Im Land Berlin haben wir 2005 ein Gesetz verabschiedet, das Gesetz zur Herstellung von Transparenz bei den Vorstandsvergütungen der Berliner Anstalten und den Geschäftsführervergütungen bei Beteiligungen Berlins an privaten Unternehmen. Man könnte meinen, dass damit alles geregelt sei, dass der Senat und das Beteiligungsmanagement im Lande Berlin schon die nötigen Grundlagen haben, um genau das umzusetzen. Pustekuchen! Wer meint, dass eine linke Regierung – die im Bund nicht müde wird, genau das immer zu predigen – einem Regierenden Bürgermeister gegenüber, der in der SPD-Zentrale in Kommissionen mitarbeitet, die den Auftrag erhalten, diese Transparenz in öffentlichen Unternehmen und großen Körperschaften herzustellen, dies selbstverständlich umsetzt, der sieht sich leider getäuscht. Es bedarf eines Monitums in einem Bericht des Rechnungshofs, es bedarf eines Antrages aus der Opposition, um genau dieses Ansinnen umsetzen zu können.

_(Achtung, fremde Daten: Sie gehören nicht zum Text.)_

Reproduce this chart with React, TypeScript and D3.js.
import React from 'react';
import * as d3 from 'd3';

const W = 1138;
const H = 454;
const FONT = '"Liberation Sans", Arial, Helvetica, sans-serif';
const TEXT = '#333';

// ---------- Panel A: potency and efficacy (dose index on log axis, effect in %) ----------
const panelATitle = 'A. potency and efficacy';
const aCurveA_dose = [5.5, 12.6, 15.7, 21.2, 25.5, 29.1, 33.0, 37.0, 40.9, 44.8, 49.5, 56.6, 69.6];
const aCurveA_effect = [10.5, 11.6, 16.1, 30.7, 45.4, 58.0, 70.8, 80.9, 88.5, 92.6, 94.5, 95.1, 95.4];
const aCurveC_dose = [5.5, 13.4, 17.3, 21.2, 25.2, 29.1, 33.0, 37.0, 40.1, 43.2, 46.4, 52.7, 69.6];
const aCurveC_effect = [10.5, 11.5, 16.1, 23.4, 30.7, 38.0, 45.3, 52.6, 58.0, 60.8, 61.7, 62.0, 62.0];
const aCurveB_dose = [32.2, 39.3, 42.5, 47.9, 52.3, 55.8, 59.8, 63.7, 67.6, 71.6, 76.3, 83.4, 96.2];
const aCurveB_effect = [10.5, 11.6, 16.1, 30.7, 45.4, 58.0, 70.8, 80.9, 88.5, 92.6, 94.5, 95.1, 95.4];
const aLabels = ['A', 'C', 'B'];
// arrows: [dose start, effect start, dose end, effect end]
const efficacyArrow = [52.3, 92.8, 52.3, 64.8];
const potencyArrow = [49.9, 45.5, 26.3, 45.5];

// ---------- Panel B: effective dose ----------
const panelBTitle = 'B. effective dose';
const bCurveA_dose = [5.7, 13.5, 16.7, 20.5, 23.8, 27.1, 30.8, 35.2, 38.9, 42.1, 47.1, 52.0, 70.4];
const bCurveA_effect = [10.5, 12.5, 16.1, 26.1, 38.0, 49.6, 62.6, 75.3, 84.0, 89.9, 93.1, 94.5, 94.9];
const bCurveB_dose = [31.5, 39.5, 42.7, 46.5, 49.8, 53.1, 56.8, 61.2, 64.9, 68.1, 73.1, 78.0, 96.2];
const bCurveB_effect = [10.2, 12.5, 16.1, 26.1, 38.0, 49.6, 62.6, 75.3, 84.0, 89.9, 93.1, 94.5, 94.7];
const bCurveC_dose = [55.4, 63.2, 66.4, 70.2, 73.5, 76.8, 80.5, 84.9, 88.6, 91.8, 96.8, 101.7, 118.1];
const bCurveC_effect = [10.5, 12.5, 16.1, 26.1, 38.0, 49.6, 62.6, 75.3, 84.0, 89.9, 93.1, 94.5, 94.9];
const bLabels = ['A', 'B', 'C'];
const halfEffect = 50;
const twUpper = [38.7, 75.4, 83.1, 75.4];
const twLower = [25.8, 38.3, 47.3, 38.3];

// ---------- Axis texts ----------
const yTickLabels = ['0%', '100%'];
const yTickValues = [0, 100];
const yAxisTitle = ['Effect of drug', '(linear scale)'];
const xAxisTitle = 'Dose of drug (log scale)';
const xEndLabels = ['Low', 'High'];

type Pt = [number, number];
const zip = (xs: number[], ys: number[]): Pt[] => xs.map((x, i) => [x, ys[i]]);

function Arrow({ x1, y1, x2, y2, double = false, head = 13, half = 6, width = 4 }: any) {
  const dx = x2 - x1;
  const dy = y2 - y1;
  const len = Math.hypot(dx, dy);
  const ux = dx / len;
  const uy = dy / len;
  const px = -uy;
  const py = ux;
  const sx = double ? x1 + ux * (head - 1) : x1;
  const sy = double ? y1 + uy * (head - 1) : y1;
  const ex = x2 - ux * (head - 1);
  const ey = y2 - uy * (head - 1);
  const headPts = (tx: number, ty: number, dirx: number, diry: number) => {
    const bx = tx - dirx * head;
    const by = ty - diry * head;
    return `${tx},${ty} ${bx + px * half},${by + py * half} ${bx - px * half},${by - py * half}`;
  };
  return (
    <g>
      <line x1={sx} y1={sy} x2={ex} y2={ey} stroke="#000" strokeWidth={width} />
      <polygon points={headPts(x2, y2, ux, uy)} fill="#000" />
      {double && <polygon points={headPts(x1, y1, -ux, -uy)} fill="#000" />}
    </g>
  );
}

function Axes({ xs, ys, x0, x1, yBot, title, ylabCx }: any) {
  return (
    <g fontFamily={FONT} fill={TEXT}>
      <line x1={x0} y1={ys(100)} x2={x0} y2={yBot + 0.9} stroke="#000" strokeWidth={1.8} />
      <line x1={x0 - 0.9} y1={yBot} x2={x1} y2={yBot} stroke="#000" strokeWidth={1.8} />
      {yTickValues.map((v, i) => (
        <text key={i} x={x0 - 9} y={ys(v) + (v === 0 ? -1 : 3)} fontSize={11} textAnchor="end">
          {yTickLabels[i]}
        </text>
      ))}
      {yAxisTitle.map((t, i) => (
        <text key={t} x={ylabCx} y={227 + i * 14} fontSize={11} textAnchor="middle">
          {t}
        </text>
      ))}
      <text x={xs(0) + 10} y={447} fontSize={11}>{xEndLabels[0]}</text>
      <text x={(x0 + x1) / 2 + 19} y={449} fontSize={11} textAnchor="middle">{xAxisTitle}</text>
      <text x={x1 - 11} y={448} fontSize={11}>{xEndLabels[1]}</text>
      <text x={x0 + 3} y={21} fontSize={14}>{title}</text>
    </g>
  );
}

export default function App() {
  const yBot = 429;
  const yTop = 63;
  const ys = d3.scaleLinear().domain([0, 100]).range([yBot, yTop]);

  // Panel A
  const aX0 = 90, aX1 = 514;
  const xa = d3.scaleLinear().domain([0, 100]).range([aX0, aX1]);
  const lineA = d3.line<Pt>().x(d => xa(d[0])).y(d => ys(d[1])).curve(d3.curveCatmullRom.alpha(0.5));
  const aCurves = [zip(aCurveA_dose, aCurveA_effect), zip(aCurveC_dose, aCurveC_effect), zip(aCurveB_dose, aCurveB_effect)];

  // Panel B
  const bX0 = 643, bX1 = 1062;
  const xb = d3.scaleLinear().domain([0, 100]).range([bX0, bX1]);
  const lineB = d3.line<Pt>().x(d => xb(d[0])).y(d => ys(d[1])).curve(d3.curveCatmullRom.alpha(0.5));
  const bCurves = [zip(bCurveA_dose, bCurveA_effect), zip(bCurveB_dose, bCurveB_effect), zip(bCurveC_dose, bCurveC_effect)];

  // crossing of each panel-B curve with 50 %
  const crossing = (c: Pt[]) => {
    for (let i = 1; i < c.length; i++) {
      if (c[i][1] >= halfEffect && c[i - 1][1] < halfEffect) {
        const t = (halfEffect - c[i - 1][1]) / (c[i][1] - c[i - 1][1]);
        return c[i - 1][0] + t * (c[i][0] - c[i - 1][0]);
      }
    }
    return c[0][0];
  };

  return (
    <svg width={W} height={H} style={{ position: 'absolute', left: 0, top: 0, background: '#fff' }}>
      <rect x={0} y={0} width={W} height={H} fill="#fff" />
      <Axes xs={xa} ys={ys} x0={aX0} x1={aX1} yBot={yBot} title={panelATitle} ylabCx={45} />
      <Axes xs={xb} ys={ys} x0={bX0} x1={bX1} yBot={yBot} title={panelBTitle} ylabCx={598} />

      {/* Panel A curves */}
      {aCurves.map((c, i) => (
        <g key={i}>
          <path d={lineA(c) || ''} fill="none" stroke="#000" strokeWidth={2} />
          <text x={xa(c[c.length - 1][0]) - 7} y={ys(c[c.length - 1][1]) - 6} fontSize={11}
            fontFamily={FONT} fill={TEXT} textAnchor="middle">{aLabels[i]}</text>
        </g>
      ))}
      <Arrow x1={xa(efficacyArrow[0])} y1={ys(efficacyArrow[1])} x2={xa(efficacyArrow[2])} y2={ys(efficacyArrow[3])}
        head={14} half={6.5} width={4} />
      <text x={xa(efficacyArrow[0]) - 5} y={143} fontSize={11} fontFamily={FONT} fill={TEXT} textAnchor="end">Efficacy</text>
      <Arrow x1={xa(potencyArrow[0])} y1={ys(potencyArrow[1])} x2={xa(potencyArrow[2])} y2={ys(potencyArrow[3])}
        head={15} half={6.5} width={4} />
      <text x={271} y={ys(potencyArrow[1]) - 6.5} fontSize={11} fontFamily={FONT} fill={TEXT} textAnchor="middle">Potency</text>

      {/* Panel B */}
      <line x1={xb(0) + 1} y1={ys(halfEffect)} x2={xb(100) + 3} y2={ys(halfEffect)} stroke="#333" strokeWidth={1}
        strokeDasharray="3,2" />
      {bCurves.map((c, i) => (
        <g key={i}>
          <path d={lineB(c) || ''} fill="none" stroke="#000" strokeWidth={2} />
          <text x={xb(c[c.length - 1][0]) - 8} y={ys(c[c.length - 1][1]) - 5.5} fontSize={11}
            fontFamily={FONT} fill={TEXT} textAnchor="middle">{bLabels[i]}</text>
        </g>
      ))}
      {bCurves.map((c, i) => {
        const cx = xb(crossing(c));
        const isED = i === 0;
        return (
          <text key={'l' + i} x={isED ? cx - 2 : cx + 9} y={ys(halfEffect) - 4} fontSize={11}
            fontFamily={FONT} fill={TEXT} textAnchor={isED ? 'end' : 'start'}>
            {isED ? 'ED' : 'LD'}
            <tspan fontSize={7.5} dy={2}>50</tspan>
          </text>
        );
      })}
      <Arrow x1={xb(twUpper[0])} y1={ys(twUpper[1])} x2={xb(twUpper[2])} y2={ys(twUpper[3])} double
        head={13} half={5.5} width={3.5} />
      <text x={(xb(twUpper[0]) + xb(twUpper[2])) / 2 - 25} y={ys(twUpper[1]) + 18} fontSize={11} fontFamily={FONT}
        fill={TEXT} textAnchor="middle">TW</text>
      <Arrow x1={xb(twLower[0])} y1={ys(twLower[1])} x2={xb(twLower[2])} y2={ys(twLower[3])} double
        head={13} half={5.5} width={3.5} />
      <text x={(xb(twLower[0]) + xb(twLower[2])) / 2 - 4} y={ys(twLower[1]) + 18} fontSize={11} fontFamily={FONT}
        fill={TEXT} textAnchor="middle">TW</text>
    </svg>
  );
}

Ich rate Ihnen dringend, wenn Sie es wirklich ernst meinen und Sie wirklich an Transparenz und Leistungsorientierung in den Berliner Unternehmen interessiert sind:
Beraten Sie unseren Antrag wohlwollend, stimmen Sie ihm zu! Das ist die einzige Chance, die wir haben, aus den Fehlern, die in der Vergangenheit gemacht wurden, zu lernen und das Desaster, das sich hauptsächlich in der Privatwirtschaft abgespielt hat, nicht über die öffentlichen Unternehmen hereinbrechen zu lassen. Ich glaube, wir sind gut beraten, diesen Weg zu gehen, und jetzt darf der Kollege Liebich noch eine Zwischenfrage stellen.
Das ist sehr nett, Herr Ratzmann! Mich interessiert, ob Sie diesen Vorschlag auch Ihren Hamburger Kollegen unterbreitet haben, die es ja versäumt haben, das Parlament darüber zu informieren, dass Herr Nonnenmacher 2,9 Millionen Euro Sonderabfindung erhalten hat.